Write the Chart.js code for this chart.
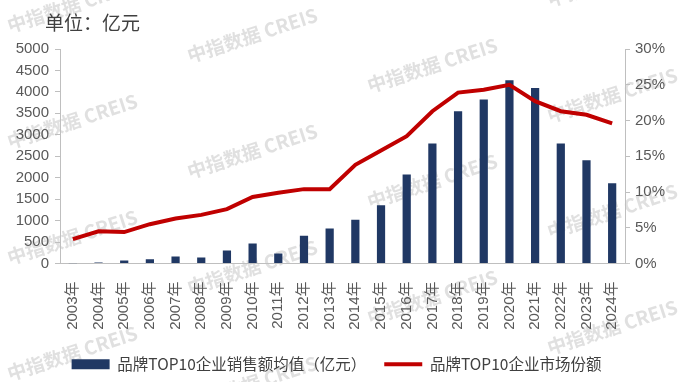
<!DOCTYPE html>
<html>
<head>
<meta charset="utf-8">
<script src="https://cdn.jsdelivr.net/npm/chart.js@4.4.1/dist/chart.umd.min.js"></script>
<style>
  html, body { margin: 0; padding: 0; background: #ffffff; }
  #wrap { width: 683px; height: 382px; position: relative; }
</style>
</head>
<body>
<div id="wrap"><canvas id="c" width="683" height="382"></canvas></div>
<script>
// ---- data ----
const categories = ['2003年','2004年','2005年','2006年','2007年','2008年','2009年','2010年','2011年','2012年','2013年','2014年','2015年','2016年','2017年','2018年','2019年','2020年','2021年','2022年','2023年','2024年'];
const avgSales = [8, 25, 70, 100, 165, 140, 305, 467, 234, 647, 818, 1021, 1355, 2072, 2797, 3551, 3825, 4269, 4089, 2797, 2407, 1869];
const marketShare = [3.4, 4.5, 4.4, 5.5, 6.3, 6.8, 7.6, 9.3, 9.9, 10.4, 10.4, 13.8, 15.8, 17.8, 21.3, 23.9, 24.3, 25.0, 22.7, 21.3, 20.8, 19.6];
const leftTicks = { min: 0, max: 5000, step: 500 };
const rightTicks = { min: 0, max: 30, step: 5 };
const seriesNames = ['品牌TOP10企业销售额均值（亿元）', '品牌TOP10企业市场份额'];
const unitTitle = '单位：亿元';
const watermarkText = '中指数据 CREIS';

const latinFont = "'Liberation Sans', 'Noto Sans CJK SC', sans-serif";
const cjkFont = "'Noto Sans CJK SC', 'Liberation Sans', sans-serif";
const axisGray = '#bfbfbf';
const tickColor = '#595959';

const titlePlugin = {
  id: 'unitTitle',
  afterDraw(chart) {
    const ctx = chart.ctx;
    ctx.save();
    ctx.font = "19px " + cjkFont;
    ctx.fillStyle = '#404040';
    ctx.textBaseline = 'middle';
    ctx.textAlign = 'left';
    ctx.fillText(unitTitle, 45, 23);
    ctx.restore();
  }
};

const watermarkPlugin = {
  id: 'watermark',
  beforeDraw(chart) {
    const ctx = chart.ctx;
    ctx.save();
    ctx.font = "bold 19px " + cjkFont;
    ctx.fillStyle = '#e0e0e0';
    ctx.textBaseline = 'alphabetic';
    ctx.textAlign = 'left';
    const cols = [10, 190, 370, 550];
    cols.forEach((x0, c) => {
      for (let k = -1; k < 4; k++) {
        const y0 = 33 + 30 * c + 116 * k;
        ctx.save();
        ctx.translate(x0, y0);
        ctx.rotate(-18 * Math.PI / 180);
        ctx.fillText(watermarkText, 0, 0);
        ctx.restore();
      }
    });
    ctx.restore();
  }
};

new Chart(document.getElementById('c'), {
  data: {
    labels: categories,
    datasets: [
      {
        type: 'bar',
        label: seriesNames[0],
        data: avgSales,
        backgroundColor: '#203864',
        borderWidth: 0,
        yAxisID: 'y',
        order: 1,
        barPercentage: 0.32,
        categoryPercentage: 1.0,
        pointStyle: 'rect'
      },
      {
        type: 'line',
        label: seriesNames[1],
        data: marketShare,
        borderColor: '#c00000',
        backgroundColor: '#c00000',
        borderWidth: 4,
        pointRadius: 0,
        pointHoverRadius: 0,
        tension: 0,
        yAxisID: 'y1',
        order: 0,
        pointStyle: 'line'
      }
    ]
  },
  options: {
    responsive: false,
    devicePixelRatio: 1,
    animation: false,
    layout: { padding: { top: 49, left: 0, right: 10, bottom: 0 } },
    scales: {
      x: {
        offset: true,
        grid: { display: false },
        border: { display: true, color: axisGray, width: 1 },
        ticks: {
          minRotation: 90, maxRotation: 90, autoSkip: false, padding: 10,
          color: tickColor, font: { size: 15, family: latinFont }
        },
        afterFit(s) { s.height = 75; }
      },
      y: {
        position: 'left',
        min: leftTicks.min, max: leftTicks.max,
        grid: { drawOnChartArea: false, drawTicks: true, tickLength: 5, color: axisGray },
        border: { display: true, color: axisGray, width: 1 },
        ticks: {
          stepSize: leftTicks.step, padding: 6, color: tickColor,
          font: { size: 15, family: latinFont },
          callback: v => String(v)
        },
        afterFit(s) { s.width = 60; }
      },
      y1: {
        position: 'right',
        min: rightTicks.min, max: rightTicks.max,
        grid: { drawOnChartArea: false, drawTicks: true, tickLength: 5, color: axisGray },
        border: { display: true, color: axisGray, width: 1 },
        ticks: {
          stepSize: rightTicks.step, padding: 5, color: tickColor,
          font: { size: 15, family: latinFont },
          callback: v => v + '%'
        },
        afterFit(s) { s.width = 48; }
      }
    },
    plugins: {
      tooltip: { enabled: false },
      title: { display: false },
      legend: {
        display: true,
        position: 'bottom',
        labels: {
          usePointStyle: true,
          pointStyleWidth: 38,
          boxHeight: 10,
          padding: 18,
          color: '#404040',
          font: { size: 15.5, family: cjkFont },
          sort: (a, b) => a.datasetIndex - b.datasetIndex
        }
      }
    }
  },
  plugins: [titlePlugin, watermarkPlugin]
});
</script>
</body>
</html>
+ + +
**WHAT YOU HAVE TO DO:** Return each line from the material above exactly, but not the pictures.

**CORRECT ANSWER:**
Write the Chart.js code for this chart.
<!DOCTYPE html>
<html>
<head>
<meta charset="utf-8">
<script src="https://cdn.jsdelivr.net/npm/chart.js@4.4.1/dist/chart.umd.min.js"></script>
<style>
  html, body { margin: 0; padding: 0; background: #ffffff; }
  #wrap { width: 683px; height: 382px; position: relative; }
</style>
</head>
<body>
<div id="wrap"><canvas id="c" width="683" height="382"></canvas></div>
<script>
// ---- data ----
const categories = ['2003年','2004年','2005年','2006年','2007年','2008年','2009年','2010年','2011年','2012年','2013年','2014年','2015年','2016年','2017年','2018年','2019年','2020年','2021年','2022年','2023年','2024年'];
const avgSales = [8, 25, 70, 100, 165, 140, 305, 467, 234, 647, 818, 1021, 1355, 2072, 2797, 3551, 3825, 4269, 4089, 2797, 2407, 1869];
const marketShare = [3.4, 4.5, 4.4, 5.5, 6.3, 6.8, 7.6, 9.3, 9.9, 10.4, 10.4, 13.8, 15.8, 17.8, 21.3, 23.9, 24.3, 25.0, 22.7, 21.3, 20.8, 19.6];
const leftTicks = { min: 0, max: 5000, step: 500 };
const rightTicks = { min: 0, max: 30, step: 5 };
const seriesNames = ['品牌TOP10企业销售额均值（亿元）', '品牌TOP10企业市场份额'];
const unitTitle = '单位：亿元';
const watermarkText = '中指数据 CREIS';

const latinFont = "'Liberation Sans', 'Noto Sans CJK SC', sans-serif";
const cjkFont = "'Noto Sans CJK SC', 'Liberation Sans', sans-serif";
const axisGray = '#bfbfbf';
const tickColor = '#595959';

const titlePlugin = {
  id: 'unitTitle',
  afterDraw(chart) {
    const ctx = chart.ctx;
    ctx.save();
    ctx.font = "19px " + cjkFont;
    ctx.fillStyle = '#404040';
    ctx.textBaseline = 'middle';
    ctx.textAlign = 'left';
    ctx.fillText(unitTitle, 45, 23);
    ctx.restore();
  }
};

const watermarkPlugin = {
  id: 'watermark',
  beforeDraw(chart) {
    const ctx = chart.ctx;
    ctx.save();
    ctx.font = "bold 19px " + cjkFont;
    ctx.fillStyle = '#e0e0e0';
    ctx.textBaseline = 'alphabetic';
    ctx.textAlign = 'left';
    const cols = [10, 190, 370, 550];
    cols.forEach((x0, c) => {
      for (let k = -1; k < 4; k++) {
        const y0 = 33 + 30 * c + 116 * k;
        ctx.save();
        ctx.translate(x0, y0);
        ctx.rotate(-18 * Math.PI / 180);
        ctx.fillText(watermarkText, 0, 0);
        ctx.restore();
      }
    });
    ctx.restore();
  }
};

new Chart(document.getElementById('c'), {
  data: {
    labels: categories,
    datasets: [
      {
        type: 'bar',
        label: seriesNames[0],
        data: avgSales,
        backgroundColor: '#203864',
        borderWidth: 0,
        yAxisID: 'y',
        order: 1,
        barPercentage: 0.32,
        categoryPercentage: 1.0,
        pointStyle: 'rect'
      },
      {
        type: 'line',
        label: seriesNames[1],
        data: marketShare,
        borderColor: '#c00000',
        backgroundColor: '#c00000',
        borderWidth: 4,
        pointRadius: 0,
        pointHoverRadius: 0,
        tension: 0,
        yAxisID: 'y1',
        order: 0,
        pointStyle: 'line'
      }
    ]
  },
  options: {
    responsive: false,
    devicePixelRatio: 1,
    animation: false,
    layout: { padding: { top: 49, left: 0, right: 10, bottom: 0 } },
    scales: {
      x: {
        offset: true,
        grid: { display: false },
        border: { display: true, color: axisGray, width: 1 },
        ticks: {
          minRotation: 90, maxRotation: 90, autoSkip: false, padding: 10,
          color: tickColor, font: { size: 15, family: latinFont }
        },
        afterFit(s) { s.height = 75; }
      },
      y: {
        position: 'left',
        min: leftTicks.min, max: leftTicks.max,
        grid: { drawOnChartArea: false, drawTicks: true, tickLength: 5, color: axisGray },
        border: { display: true, color: axisGray, width: 1 },
        ticks: {
          stepSize: leftTicks.step, padding: 6, color: tickColor,
          font: { size: 15, family: latinFont },
          callback: v => String(v)
        },
        afterFit(s) { s.width = 60; }
      },
      y1: {
        position: 'right',
        min: rightTicks.min, max: rightTicks.max,
        grid: { drawOnChartArea: false, drawTicks: true, tickLength: 5, color: axisGray },
        border: { display: true, color: axisGray, width: 1 },
        ticks: {
          stepSize: rightTicks.step, padding: 5, color: tickColor,
          font: { size: 15, family: latinFont },
          callback: v => v + '%'
        },
        afterFit(s) { s.width = 48; }
      }
    },
    plugins: {
      tooltip: { enabled: false },
      title: { display: false },
      legend: {
        display: true,
        position: 'bottom',
        labels: {
          usePointStyle: true,
          pointStyleWidth: 38,
          boxHeight: 10,
          padding: 18,
          color: '#404040',
          font: { size: 15.5, family: cjkFont },
          sort: (a, b) => a.datasetIndex - b.datasetIndex
        }
      }
    }
  },
  plugins: [titlePlugin, watermarkPlugin]
});
</script>
</body>
</html>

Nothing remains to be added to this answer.